═══ PROVIDED DATA

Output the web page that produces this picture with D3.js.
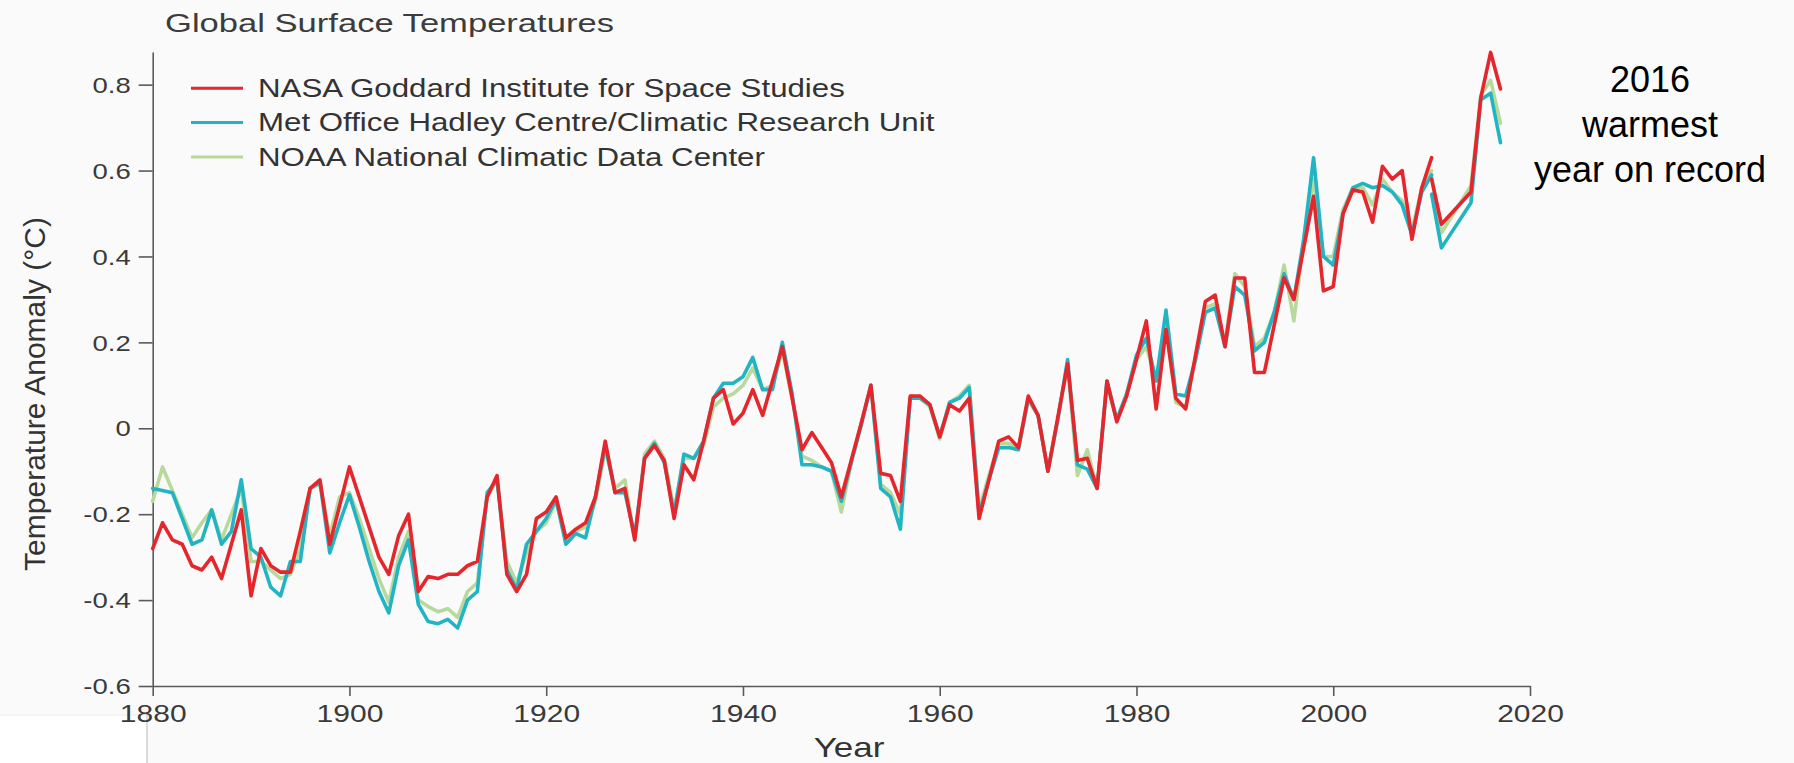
<!DOCTYPE html>
<html>
<head>
<meta charset="utf-8">
<script src="https://cdn.jsdelivr.net/npm/d3@7"></script>
<style>
  html, body { margin: 0; padding: 0; background: #fafafa; }
  svg { display: block; }
</style>
</head>
<body>
<svg id="chart" width="1794" height="763"></svg>
<script>
// Annual global temperature anomalies (°C), one value per year from firstYear
const firstYear = 1880;

const nasa = [
  -0.28, -0.22, -0.26, -0.27, -0.32, -0.33, -0.30, -0.35, -0.27, -0.19,
  -0.39, -0.28, -0.32, -0.335, -0.335, -0.24, -0.14, -0.12, -0.27, -0.18,
  -0.09, -0.16, -0.23, -0.30, -0.34, -0.25, -0.20, -0.38, -0.345, -0.35,
  -0.34, -0.34, -0.32, -0.31, -0.16, -0.11, -0.34, -0.38, -0.34, -0.21,
  -0.195, -0.16, -0.255, -0.235, -0.22, -0.16, -0.03, -0.15, -0.14, -0.26,
  -0.07, -0.04, -0.075, -0.21, -0.085, -0.12, -0.03, 0.07, 0.09, 0.01,
  0.035, 0.09, 0.03, 0.11, 0.19, 0.07, -0.05, -0.01, -0.045, -0.08,
  -0.16, -0.075, 0.01, 0.10, -0.105, -0.11, -0.17, 0.075, 0.075, 0.055,
  -0.02, 0.055, 0.04, 0.07, -0.21, -0.12, -0.03, -0.02, -0.045, 0.075,
  0.03, -0.10, 0.025, 0.15, -0.075, -0.07, -0.14, 0.11, 0.015, 0.075,
  0.16, 0.25, 0.045, 0.23, 0.07, 0.045, 0.17, 0.295, 0.31, 0.19,
  0.35, 0.35, 0.13, 0.13, 0.24, 0.35, 0.30, 0.42, 0.54, 0.32,
  0.33, 0.50, 0.555, 0.55, 0.48, 0.61, 0.58, 0.60, 0.44, 0.56,
  0.63
];

const hadley = [
  -0.14, -0.145, -0.15, -0.21, -0.27, -0.26, -0.19, -0.27, -0.24, -0.12,
  -0.28, -0.30, -0.37, -0.39, -0.31, -0.31, -0.14, -0.125, -0.29, -0.22,
  -0.155, -0.23, -0.31, -0.38, -0.43, -0.32, -0.26, -0.41, -0.45, -0.455,
  -0.445, -0.465, -0.40, -0.38, -0.15, -0.12, -0.33, -0.375, -0.27, -0.24,
  -0.21, -0.165, -0.27, -0.245, -0.255, -0.16, -0.04, -0.15, -0.15, -0.25,
  -0.07, -0.035, -0.08, -0.20, -0.06, -0.07, -0.03, 0.07, 0.105, 0.105,
  0.12, 0.165, 0.09, 0.09, 0.20, 0.08, -0.085, -0.085, -0.09, -0.10,
  -0.17, -0.08, 0.005, 0.10, -0.14, -0.16, -0.235, 0.07, 0.07, 0.055,
  -0.02, 0.06, 0.07, 0.095, -0.20, -0.12, -0.045, -0.045, -0.05, 0.07,
  0.03, -0.10, 0.02, 0.16, -0.085, -0.095, -0.14, 0.11, 0.02, 0.08,
  0.17, 0.21, 0.11, 0.275, 0.08, 0.075, 0.16, 0.27, 0.28, 0.19,
  0.33, 0.31, 0.18, 0.20, 0.27, 0.36, 0.30, 0.44, 0.63, 0.40,
  0.38, 0.50, 0.56, 0.57, 0.56, 0.565, 0.55, 0.52, 0.45, 0.55,
  0.59
];

const noaa = [
  -0.17, -0.09, -0.145, -0.20, -0.255, -0.22, -0.19, -0.26, -0.20, -0.14,
  -0.31, -0.31, -0.33, -0.35, -0.34, -0.28, -0.14, -0.13, -0.25, -0.16,
  -0.15, -0.21, -0.28, -0.35, -0.405, -0.30, -0.24, -0.40, -0.415, -0.427,
  -0.42, -0.44, -0.38, -0.36, -0.16, -0.12, -0.31, -0.36, -0.29, -0.24,
  -0.22, -0.17, -0.26, -0.24, -0.23, -0.17, -0.05, -0.14, -0.12, -0.26,
  -0.06, -0.03, -0.07, -0.19, -0.07, -0.07, -0.04, 0.05, 0.07, 0.08,
  0.10, 0.14, 0.09, 0.10, 0.18, 0.07, -0.065, -0.075, -0.09, -0.10,
  -0.195, -0.08, 0.01, 0.10, -0.13, -0.15, -0.20, 0.07, 0.07, 0.05,
  -0.025, 0.06, 0.075, 0.10, -0.19, -0.11, -0.035, -0.035, -0.045, 0.065,
  0.03, -0.10, 0.02, 0.145, -0.11, -0.05, -0.14, 0.10, 0.02, 0.08,
  0.16, 0.19, 0.11, 0.24, 0.06, 0.05, 0.16, 0.28, 0.29, 0.20,
  0.36, 0.33, 0.19, 0.21, 0.27, 0.38, 0.25, 0.44, 0.58, 0.40,
  0.40, 0.51, 0.56, 0.56, 0.52, 0.58, 0.55, 0.53, 0.46, 0.56,
  0.60
];

// Later update, drawn as its own segment from 2010 on
const recentYears = [2010, 2011, 2014, 2015, 2016, 2017];
const nasaRecent = [0.58, 0.475, 0.55, 0.77, 0.875, 0.79];
const hadleyRecent = [0.545, 0.42, 0.525, 0.765, 0.78, 0.665];
const noaaRecent = [0.585, 0.455, 0.565, 0.775, 0.81, 0.71];

const seriesNames = [
  "NASA Goddard Institute for Space Studies",
  "Met Office Hadley Centre/Climatic Research Unit",
  "NOAA National Climatic Data Center"
];
const seriesColors = ["#e5262d", "#22b4c3", "#b7da9c"];

const yearTicks = [1880, 1900, 1920, 1940, 1960, 1980, 2000, 2020];
const anomalyTicks = [-0.6, -0.4, -0.2, 0, 0.2, 0.4, 0.6, 0.8];
const anomalyTickLabels = ["-0.6", "-0.4", "-0.2", "0", "0.2", "0.4", "0.6", "0.8"];

const titleText = "Global Surface Temperatures";
const xTitle = "Year";
const yTitle = "Temperature Anomaly (\u00B0C)";
const noteLines = ["2016", "warmest", "year on record"];

// ---------------------------------------------------------------------
const FONT = "'Liberation Sans', Arial, Helvetica, sans-serif";
const STRETCH = 1.25;   // horizontal widening of the chart lettering

const svg = d3.select("#chart");

// pale lower-left corner panel
svg.append("rect").attr("x", 0).attr("y", 715).attr("width", 147).attr("height", 48)
  .attr("fill", "#ffffff");
svg.append("line").attr("x1", 0).attr("x2", 147).attr("y1", 715).attr("y2", 715)
  .attr("stroke", "#ececec").attr("stroke-width", 1);
svg.append("line").attr("x1", 147).attr("x2", 147).attr("y1", 715).attr("y2", 763)
  .attr("stroke", "#d0d0d0").attr("stroke-width", 1.5);

const x = d3.scaleLinear().domain([1880, 2020]).range([152.7, 1530]);
const y = d3.scaleLinear().domain([-0.6, 0.876]).range([686, 52]);

// axes
const axisColor = "#5a5a5a";
const yAxis = svg.append("g")
  .attr("transform", `translate(${x(1880)},0)`)
  .call(d3.axisLeft(y).tickValues(anomalyTicks).tickSize(14).tickSizeOuter(0)
    .tickFormat((d, i) => anomalyTickLabels[i]));
yAxis.select(".domain").attr("stroke", axisColor).attr("stroke-width", 1.6);
yAxis.selectAll(".tick line").attr("stroke", axisColor).attr("stroke-width", 1.6);
yAxis.selectAll(".tick text")
  .attr("x", 0).attr("dy", "0.35em")
  .attr("transform", `translate(-22,0) scale(${STRETCH},1)`)
  .attr("fill", "#3a3a3a")
  .style("font-family", FONT).style("font-size", "22px");

const xAxis = svg.append("g")
  .attr("transform", `translate(0,${y(-0.6)})`)
  .call(d3.axisBottom(x).tickValues(yearTicks).tickSize(10).tickSizeOuter(0)
    .tickFormat(d3.format("d")));
xAxis.select(".domain").attr("stroke", axisColor).attr("stroke-width", 1.6);
xAxis.selectAll(".tick line").attr("stroke", axisColor).attr("stroke-width", 1.6);
xAxis.selectAll(".tick text")
  .attr("x", 0).attr("y", 19).attr("dy", "0.71em")
  .attr("transform", `scale(${STRETCH},1)`)
  .attr("fill", "#3a3a3a")
  .style("font-family", FONT).style("font-size", "24px");

// series lines
const toPoints = (vals, start) => vals.map((v, i) => ({ year: start + i, value: v }));
const toPairs = (years, vals) => years.map((yr, i) => ({ year: yr, value: vals[i] }));
const line = d3.line().x(d => x(d.year)).y(d => y(d.value));

const series = [
  { main: toPoints(noaa, firstYear), recent: toPairs(recentYears, noaaRecent), color: seriesColors[2] },
  { main: toPoints(hadley, firstYear), recent: toPairs(recentYears, hadleyRecent), color: seriesColors[1] },
  { main: toPoints(nasa, firstYear), recent: toPairs(recentYears, nasaRecent), color: seriesColors[0] }
];
const plot = svg.append("g");
series.forEach(s => {
  [s.main, s.recent].forEach(pts => {
    plot.append("path").datum(pts)
      .attr("d", line)
      .attr("fill", "none")
      .attr("stroke", s.color)
      .attr("stroke-width", 3.6)
      .attr("stroke-linejoin", "round")
      .attr("stroke-linecap", "round");
  });
});

// title
svg.append("text")
  .attr("transform", "translate(165,32) scale(1.33,1)")
  .attr("fill", "#3c3c3c")
  .style("font-family", FONT).style("font-size", "26px")
  .text(titleText);

// legend
const legend = svg.append("g");
seriesNames.forEach((name, i) => {
  const ly = 88.3 + i * 34.3;
  legend.append("line")
    .attr("x1", 191).attr("x2", 243).attr("y1", ly).attr("y2", ly)
    .attr("stroke", seriesColors[i]).attr("stroke-width", 3);
  legend.append("text")
    .attr("transform", `translate(258,${ly}) scale(${STRETCH},1)`)
    .attr("dy", "0.35em")
    .attr("fill", "#333")
    .style("font-family", FONT).style("font-size", "25px")
    .text(name);
});

// axis titles
svg.append("text")
  .attr("transform", `translate(849,757) scale(${STRETCH},1)`)
  .attr("text-anchor", "middle")
  .attr("fill", "#333")
  .style("font-family", FONT).style("font-size", "28px")
  .text(xTitle);

svg.append("text")
  .attr("transform", "translate(34,394) rotate(-90)")
  .attr("text-anchor", "middle")
  .attr("dy", "0.35em")
  .attr("fill", "#333")
  .style("font-family", FONT).style("font-size", "30px")
  .text(yTitle);

// annotation
const note = svg.append("g");
noteLines.forEach((t, i) => {
  note.append("text")
    .attr("x", 1650).attr("y", 92 + i * 45)
    .attr("text-anchor", "middle")
    .attr("fill", "#000")
    .style("font-family", FONT).style("font-size", "36px")
    .text(t);
});
</script>
</body>
</html>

══════

PROBLEM REQUIREMENTS - Begin at the first line of the material and copy each line exactly through the one containing "const firstYear = 1880;". Omit pictures.

CORRECT RESULT -
Output the web page that produces this picture with D3.js.
<!DOCTYPE html>
<html>
<head>
<meta charset="utf-8">
<script src="https://cdn.jsdelivr.net/npm/d3@7"></script>
<style>
  html, body { margin: 0; padding: 0; background: #fafafa; }
  svg { display: block; }
</style>
</head>
<body>
<svg id="chart" width="1794" height="763"></svg>
<script>
// Annual global temperature anomalies (°C), one value per year from firstYear
const firstYear = 1880;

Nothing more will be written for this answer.